-- begin Information supplied --
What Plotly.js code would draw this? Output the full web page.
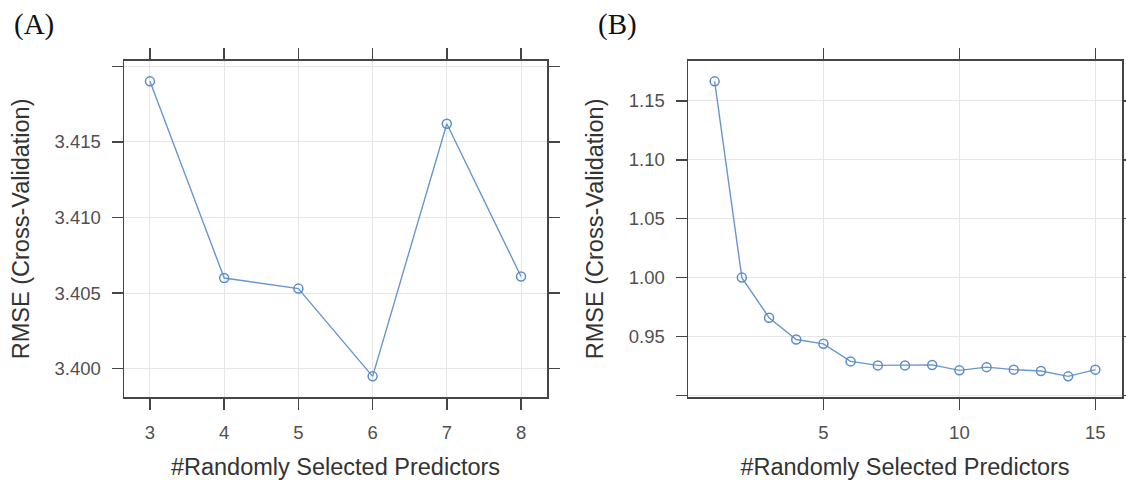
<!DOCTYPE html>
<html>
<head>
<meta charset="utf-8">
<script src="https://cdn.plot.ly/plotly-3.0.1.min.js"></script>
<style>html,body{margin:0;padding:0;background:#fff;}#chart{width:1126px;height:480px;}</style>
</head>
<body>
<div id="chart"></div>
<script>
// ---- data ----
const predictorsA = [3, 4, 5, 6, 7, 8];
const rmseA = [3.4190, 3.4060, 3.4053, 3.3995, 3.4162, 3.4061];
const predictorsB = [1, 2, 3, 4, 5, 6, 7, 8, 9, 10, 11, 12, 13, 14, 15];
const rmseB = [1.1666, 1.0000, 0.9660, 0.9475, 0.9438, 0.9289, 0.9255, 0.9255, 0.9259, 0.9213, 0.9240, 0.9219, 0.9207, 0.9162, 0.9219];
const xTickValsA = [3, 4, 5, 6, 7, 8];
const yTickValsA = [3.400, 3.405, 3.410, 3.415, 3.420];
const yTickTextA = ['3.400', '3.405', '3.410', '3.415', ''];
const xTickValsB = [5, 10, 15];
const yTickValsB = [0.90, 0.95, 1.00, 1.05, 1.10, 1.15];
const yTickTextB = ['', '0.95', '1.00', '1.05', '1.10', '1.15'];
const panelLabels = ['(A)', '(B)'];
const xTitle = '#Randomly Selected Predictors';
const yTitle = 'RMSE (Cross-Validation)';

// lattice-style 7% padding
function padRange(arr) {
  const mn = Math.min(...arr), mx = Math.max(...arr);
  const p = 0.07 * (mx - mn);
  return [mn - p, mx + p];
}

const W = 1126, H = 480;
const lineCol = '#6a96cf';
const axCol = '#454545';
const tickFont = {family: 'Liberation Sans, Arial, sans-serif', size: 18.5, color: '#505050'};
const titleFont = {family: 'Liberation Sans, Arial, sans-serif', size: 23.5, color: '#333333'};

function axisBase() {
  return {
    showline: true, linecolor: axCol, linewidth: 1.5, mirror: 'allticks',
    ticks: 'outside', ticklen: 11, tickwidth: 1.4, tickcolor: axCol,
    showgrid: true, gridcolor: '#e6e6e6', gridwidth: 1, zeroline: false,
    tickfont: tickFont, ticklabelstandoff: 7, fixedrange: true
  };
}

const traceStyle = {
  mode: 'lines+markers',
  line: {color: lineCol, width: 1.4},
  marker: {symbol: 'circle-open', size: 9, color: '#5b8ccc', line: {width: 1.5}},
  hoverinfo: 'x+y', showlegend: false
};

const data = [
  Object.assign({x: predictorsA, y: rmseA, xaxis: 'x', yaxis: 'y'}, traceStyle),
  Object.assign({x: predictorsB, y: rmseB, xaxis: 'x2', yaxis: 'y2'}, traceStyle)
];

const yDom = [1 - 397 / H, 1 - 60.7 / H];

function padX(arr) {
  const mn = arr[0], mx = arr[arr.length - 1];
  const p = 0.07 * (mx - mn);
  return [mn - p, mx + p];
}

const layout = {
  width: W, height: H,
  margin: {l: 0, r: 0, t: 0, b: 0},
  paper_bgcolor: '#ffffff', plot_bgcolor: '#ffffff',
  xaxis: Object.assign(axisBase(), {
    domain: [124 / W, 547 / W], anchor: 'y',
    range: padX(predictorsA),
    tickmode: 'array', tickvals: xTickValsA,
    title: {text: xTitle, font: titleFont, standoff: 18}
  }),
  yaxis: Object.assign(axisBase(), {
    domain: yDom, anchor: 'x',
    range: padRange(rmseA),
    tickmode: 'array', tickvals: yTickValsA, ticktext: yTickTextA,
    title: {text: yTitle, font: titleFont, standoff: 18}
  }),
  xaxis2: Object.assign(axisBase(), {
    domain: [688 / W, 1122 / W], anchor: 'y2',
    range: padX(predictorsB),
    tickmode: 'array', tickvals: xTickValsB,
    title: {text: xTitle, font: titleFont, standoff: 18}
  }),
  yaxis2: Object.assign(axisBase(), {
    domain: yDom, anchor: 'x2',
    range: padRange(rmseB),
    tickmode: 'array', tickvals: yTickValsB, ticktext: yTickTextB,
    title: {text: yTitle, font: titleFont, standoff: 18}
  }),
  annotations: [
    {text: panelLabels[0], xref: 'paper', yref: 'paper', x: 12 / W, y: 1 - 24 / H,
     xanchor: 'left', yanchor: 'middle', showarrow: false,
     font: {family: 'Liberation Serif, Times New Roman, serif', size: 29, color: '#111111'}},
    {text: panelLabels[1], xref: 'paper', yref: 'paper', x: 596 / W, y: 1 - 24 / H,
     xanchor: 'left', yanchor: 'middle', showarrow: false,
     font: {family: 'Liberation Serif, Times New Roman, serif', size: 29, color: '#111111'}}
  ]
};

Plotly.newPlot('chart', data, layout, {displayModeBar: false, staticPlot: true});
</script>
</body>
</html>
-- end Information supplied --
=== Exercise objective ===
Repeat the data exactly in full, omitting its pictures.

=== Response ===
What Plotly.js code would draw this? Output the full web page.
<!DOCTYPE html>
<html>
<head>
<meta charset="utf-8">
<script src="https://cdn.plot.ly/plotly-3.0.1.min.js"></script>
<style>html,body{margin:0;padding:0;background:#fff;}#chart{width:1126px;height:480px;}</style>
</head>
<body>
<div id="chart"></div>
<script>
// ---- data ----
const predictorsA = [3, 4, 5, 6, 7, 8];
const rmseA = [3.4190, 3.4060, 3.4053, 3.3995, 3.4162, 3.4061];
const predictorsB = [1, 2, 3, 4, 5, 6, 7, 8, 9, 10, 11, 12, 13, 14, 15];
const rmseB = [1.1666, 1.0000, 0.9660, 0.9475, 0.9438, 0.9289, 0.9255, 0.9255, 0.9259, 0.9213, 0.9240, 0.9219, 0.9207, 0.9162, 0.9219];
const xTickValsA = [3, 4, 5, 6, 7, 8];
const yTickValsA = [3.400, 3.405, 3.410, 3.415, 3.420];
const yTickTextA = ['3.400', '3.405', '3.410', '3.415', ''];
const xTickValsB = [5, 10, 15];
const yTickValsB = [0.90, 0.95, 1.00, 1.05, 1.10, 1.15];
const yTickTextB = ['', '0.95', '1.00', '1.05', '1.10', '1.15'];
const panelLabels = ['(A)', '(B)'];
const xTitle = '#Randomly Selected Predictors';
const yTitle = 'RMSE (Cross-Validation)';

// lattice-style 7% padding
function padRange(arr) {
  const mn = Math.min(...arr), mx = Math.max(...arr);
  const p = 0.07 * (mx - mn);
  return [mn - p, mx + p];
}

const W = 1126, H = 480;
const lineCol = '#6a96cf';
const axCol = '#454545';
const tickFont = {family: 'Liberation Sans, Arial, sans-serif', size: 18.5, color: '#505050'};
const titleFont = {family: 'Liberation Sans, Arial, sans-serif', size: 23.5, color: '#333333'};

function axisBase() {
  return {
    showline: true, linecolor: axCol, linewidth: 1.5, mirror: 'allticks',
    ticks: 'outside', ticklen: 11, tickwidth: 1.4, tickcolor: axCol,
    showgrid: true, gridcolor: '#e6e6e6', gridwidth: 1, zeroline: false,
    tickfont: tickFont, ticklabelstandoff: 7, fixedrange: true
  };
}

const traceStyle = {
  mode: 'lines+markers',
  line: {color: lineCol, width: 1.4},
  marker: {symbol: 'circle-open', size: 9, color: '#5b8ccc', line: {width: 1.5}},
  hoverinfo: 'x+y', showlegend: false
};

const data = [
  Object.assign({x: predictorsA, y: rmseA, xaxis: 'x', yaxis: 'y'}, traceStyle),
  Object.assign({x: predictorsB, y: rmseB, xaxis: 'x2', yaxis: 'y2'}, traceStyle)
];

const yDom = [1 - 397 / H, 1 - 60.7 / H];

function padX(arr) {
  const mn = arr[0], mx = arr[arr.length - 1];
  const p = 0.07 * (mx - mn);
  return [mn - p, mx + p];
}

const layout = {
  width: W, height: H,
  margin: {l: 0, r: 0, t: 0, b: 0},
  paper_bgcolor: '#ffffff', plot_bgcolor: '#ffffff',
  xaxis: Object.assign(axisBase(), {
    domain: [124 / W, 547 / W], anchor: 'y',
    range: padX(predictorsA),
    tickmode: 'array', tickvals: xTickValsA,
    title: {text: xTitle, font: titleFont, standoff: 18}
  }),
  yaxis: Object.assign(axisBase(), {
    domain: yDom, anchor: 'x',
    range: padRange(rmseA),
    tickmode: 'array', tickvals: yTickValsA, ticktext: yTickTextA,
    title: {text: yTitle, font: titleFont, standoff: 18}
  }),
  xaxis2: Object.assign(axisBase(), {
    domain: [688 / W, 1122 / W], anchor: 'y2',
    range: padX(predictorsB),
    tickmode: 'array', tickvals: xTickValsB,
    title: {text: xTitle, font: titleFont, standoff: 18}
  }),
  yaxis2: Object.assign(axisBase(), {
    domain: yDom, anchor: 'x2',
    range: padRange(rmseB),
    tickmode: 'array', tickvals: yTickValsB, ticktext: yTickTextB,
    title: {text: yTitle, font: titleFont, standoff: 18}
  }),
  annotations: [
    {text: panelLabels[0], xref: 'paper', yref: 'paper', x: 12 / W, y: 1 - 24 / H,
     xanchor: 'left', yanchor: 'middle', showarrow: false,
     font: {family: 'Liberation Serif, Times New Roman, serif', size: 29, color: '#111111'}},
    {text: panelLabels[1], xref: 'paper', yref: 'paper', x: 596 / W, y: 1 - 24 / H,
     xanchor: 'left', yanchor: 'middle', showarrow: false,
     font: {family: 'Liberation Serif, Times New Roman, serif', size: 29, color: '#111111'}}
  ]
};

Plotly.newPlot('chart', data, layout, {displayModeBar: false, staticPlot: true});
</script>
</body>
</html>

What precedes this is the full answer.